С точки зрения критика традиционной литературы дать определение научной фантастике проще простого: это одна из нескольких разновидностей массовой, бульварной писанины наравне с вестерном, детективом, спортивной и любовной прозой. Критик, не колеблясь, налепит этот ярлык и на таких светил жанра, как Старджон и Брэдбери, и на обычных коммерческих писателей, которым эксплуатация проверенных, хорошо покупающихся штампов важнее поиска в неизведанных и, возможно, непопулярных областях. Позевывая, он заметит, что излюбленная тематика научной фантастики – Открытый Космос и Инопланетные Монстры, Вознамерившиеся Уничтожить Землю, – это просто специфические вариации на тему вестернов и детективных рассказов, Дикого Запада и Злобных Убийц, Вознамерившихся Погубить Героиню. В продолжение разговора этот критик устало кивнет в ответ на робкую попытку возразить. Ну и что, скажет он, что у научной фантастики имеются странности, которых не найти ни в одном другом литературном жанре? Любой жанр коммерческой литературы обладает собственными причудами, но это еще не делает его высоким искусством…
И все же мне довелось познакомиться со многими талантливыми научными фантастами, в той или иной степени обладающими следующими общими свойствами:
1. Все они искренне верят в научную фантастику как в средство литературной выразительности, особо важное и даже ценное в нашу эпоху;
2. Они всерьез озабочены собственным совершенствованием в новых, неизведанных областях литературного творчества;
3. Они абсолютно согласны в том, что, хотя на одном хлебе не проживешь, хлеб, тем не менее, может служить неплохим началом, и на него можно заработать и искусством, и ремеслом.

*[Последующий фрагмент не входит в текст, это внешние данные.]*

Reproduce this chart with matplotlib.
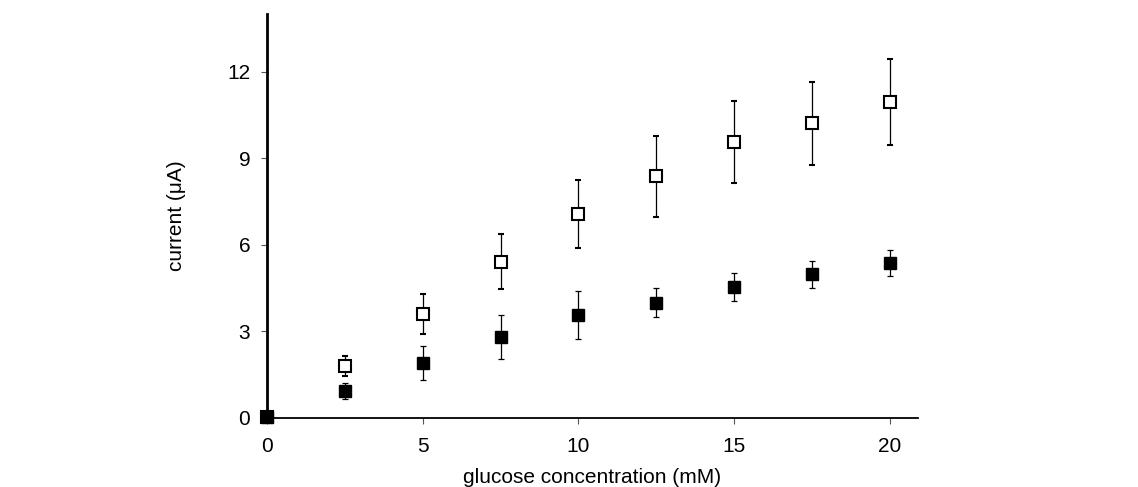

Даже прагматичные коммерческие писатели и те заботятся об эстетике не меньше, чем о расценках, внимательно изучая каждое новое заметное явление в жанре и обмениваясь мнениями с коллегами. Странно, но этим они отличаются от писателей других коммерческих жанров, будь то Целься-В-Глаз Далтонов или Я-Ваша-Навеки Дездемона, соседствующих с фантастикой на прилавках газетных киосков и книжных магазинов. Надо признать, в отдельных коммерческих жанрах этот феномен тоже наблюдается, пусть и кратковременно – ну, например, в детективе. Но Дэшил Хэммет уникален, и Раймонд Чандлер вряд ли влиял на его творчество.
Но, опять-таки, условный честный и способный автор, эксплуатирующий исхоженные вдоль и поперек тропки реалистических криминальных сюжетов или застывшего в девятнадцатом веке Дикого Запада не может не ощущать дискомфорта со стороны более склонных к воображению областей своего рассудка. У писателя-фантаста все обстоит с точностью до наоборот: в его распоряжении находится бесконечность – в буквальном смысле этого слова. Бесконечное множество концепций, помноженное на бесконечность космоса, из каковой бесконечности он должен выуживать образы и сюжеты, интересные представителям его биологического вида в данный исторический момент и в данном месте. Другими словами, Дороти Л.Сэйерс работает с темами, ограниченными выбранным ею жанром, тогда как Олаф Стэплдон или Клайв Льюис ограничены лишь собственным мастерством, восприимчивостью и интеллектом.